History will reflect that 2018 was the end of the "glory days" of shooting for the moon with your home price (and getting more than you hoped for, thanks to insane bidding wars among desperate buyers). There is no debate among real estate professionals: This market is shifting. How much depends largely on where you are looking to buy and/or sell a home, but the winds of change are blowing for every market in the country, right now. There are suburbs around the Denver metro area that are perpetually hot and show no signs of giving buyers a break (Boulder and Golden spring instantly to mind) while others are facing price reductions, increased inventory and a smaller pool of eligible buyers. The last two points are going to be the biggest factors in what buyers and sellers are likely to experience, as we head into 2019.

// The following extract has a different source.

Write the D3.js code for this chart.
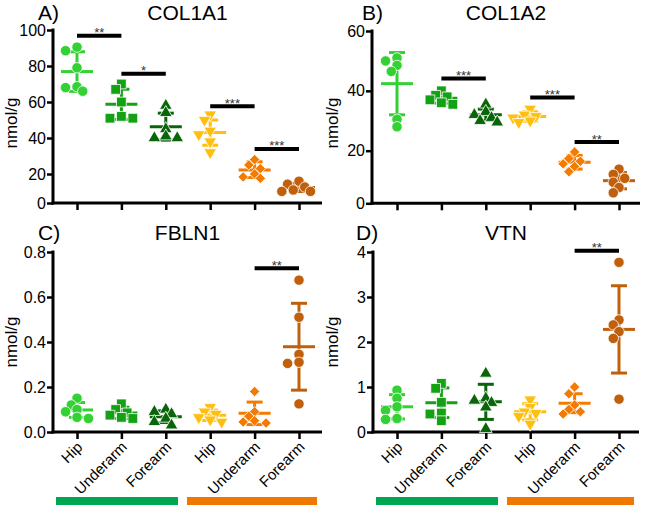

Here in the Denver market, we are seeing a marked uptick in the amount of available inventory. In fact, we haven't seen this many houses available for sale at one time since January of 2013...but over the past month we've had nearly 20% fewer homes go under contract than the same time period, last year. A much healthier supply and fewer buyers does not typically lead to price appreciation...and the market is reflecting that dynamic right now, with price reductions and a longer time on the market, before selling (often for less than the original asking price). This adjustment is, of course, a major positive for buyers...long lashed to the whipping post of the Denver real estate market and eager for any kind of break. Sadly, interest rates have cost buyers a lot of their purchasing power, this year...and so the payments on a property a prospective homeowner might have been entertaining in January are probably not going to look nearly as realistic, today. I read recently that assuming a 30 year conventional loan with a payment of $2,500/month, a buyer can afford to spend $30,000 less today than they could have, to start 2018. That's a significant chunk of cash to lose by waiting!

What we can know with almost 100% certainty is that rates will not be going in reverse, now...the glory days of sub-4% rates are officially over. Many lenders are expecting to see 5.5% by the end of 2019 and this means monthly mortgage payments will rise 8% over 2019, making things even tougher on the budget-conscious. Is the answer to keep on renting? That depends on how much you enjoy throwing your money away and having nothing to show for it, I suppose...but some people see a slowdown in price appreciation and rising home costs as a good enough reason to sign up for another 12 months of watching their hard-earned money evaporate into thin air. Some worry (irrationally, but perhaps not surprisingly) that we are on the verge of a bubble burst, where prices will fall precipitously and result in homeowners either losing equity, or finding themselves upside-down on their freshly-minted mortgages, paying more than the house is actually worth. The fundamentals of a bubble don't currently exist, however, and the shift we're experiencing right now is evidence of that. In a true bubble, prices would continue to rise even though inventory has increased and demand has decreased. That's not what's happening, though.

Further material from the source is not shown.